Не менее примечателен иной предрассудок, наделяющий собачьими чертами носителей чуждой культуры: «варварская» речь сопоставлялась с собачьим лаем, чужой народ уподоблялся псам. Яркий пример такого уподобления относится к VII в. — эпохе расселения славян: франкский король Дагоберт отправил к государю славян Само заносчивого посла, который в ответ на предложение дружбы заявил Само: «Невозможно, чтобы христиане и рабы Божьи могли установить дружбу с псами». Само же возразил: «Если вы Богу рабы, а мы Богу псы, то, пока вы беспрестанно действуете против Него, позволено нам терзать вас укусами» (Свод, т. II: 369). Сюжет народа-«псов» приобретает здесь обертон, характерный для противопоставления «носителей культуры» (христиан) и варваров: носителям диких языков недоступно было слово Божие, в том числе и договор о дружбе, скрепляемый божественной клятвой (ср. далее в главе VIII, а также с точки зрения византийцев — Иванов 2003. С. 339–340).
Однако прежде чем соотносить это известие Павла Диакона и прочие рассказы о песьеглавцах с некими историческими «реалиями» или предрассудками, полезно обратить внимание на схожий мотив, распространенный в другом конце ойкумены и повествующий о войске Чингис-хана в Земле псов. Согласно рассказам европейских путешественников, войско монгольского завоевателя за пределами Индии достигло земли, где мужчины были псами и охраняли остров женщин. Эти псовидные мужи выполняли еще одну прагматическую функцию: от них женщины зачинали потомство, и мужское потомство принимало вид собак, девочки же имели человеческий облик.

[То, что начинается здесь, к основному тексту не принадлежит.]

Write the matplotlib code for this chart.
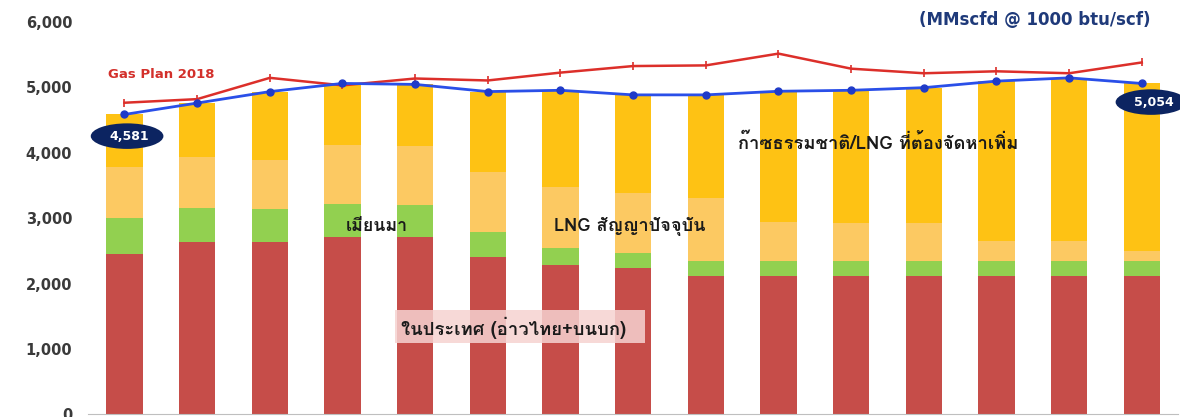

Мотив кинокефалов разворачивается в целый сюжет о сожительстве на-родов-монстров, схожий с тем, который известен был скандинавским авторам. А. Г. Юрченко справедливо полагает, что мы имеем дело с литературным вымыслом квазиисторического характера, близким сюжетам романа об Александре (Юрченко 2005. С. 304–305). Восток и Запад давали сходные описания монстров: в восточных миниатюрах — иллюстрациях к поэме об Искандере — сражавшиеся с Александром русы изображаются темнокожими великанами со звериными мордами, синтезируют черты народов-монстров, описанных Захарией Ритором (см. о сюжетах, связанных с русами у Низами во Введении: Зайцев 2003. Рис. 1, цв. вкл.). Параллели, которые отыскивает А. Г. Юрченко в шаманских ритуалах у тюркско-монгольских народов, которые могли породить представления о людях-псах, кажутся столь же излишними, как и рассуждения о ряженых берсерках.
Эти и другие известия восточных авторов приурочивают амазонок — «город женщин», остров женщин, расположенный рядом с «островом мужчин», и т. п. к Западному морю, Балтике (Косвен 1947. С. 45–46) или границам Индийского царства, все дальше отодвигая пределы мифического царства (ср. о «перемещении» амазонок к краю ойкумены со времен Геродота — Джаксон и др. 2007. С. 20).
Соотнесение реальных знаний с традицией, тем более с сакральной традицией, — не только метод, но и цель работы средневековых книжников. Однако фантастические существа вроде песьеглавцев, великанов (Исидор Севильский сравнивает всех этих чудовищ с допотопными великанами — Etym XI. 3. 12), карликов, географические диковинки и тому подобные объекты, в реальность которых вполне мог верить средневековый книжник, все же, как правило, отделялись от реалий временными или пространственными границами (ср.: Вуд 2005). Собственно, такой границей и была легендарная стена Гога и Магога, воздвигнутая, по широко распространенным средневековым преданиям, Александром Македонским против диких народов севера. «Прорывавшиеся» за эту стену народы — будь то готы, гунны, «народ рос» или монголо-татары, реально угрожавшие цивилизации, осуществляли и «прорыв» в историю, хотя их продолжали ассоциировать с Гогом и Магогом.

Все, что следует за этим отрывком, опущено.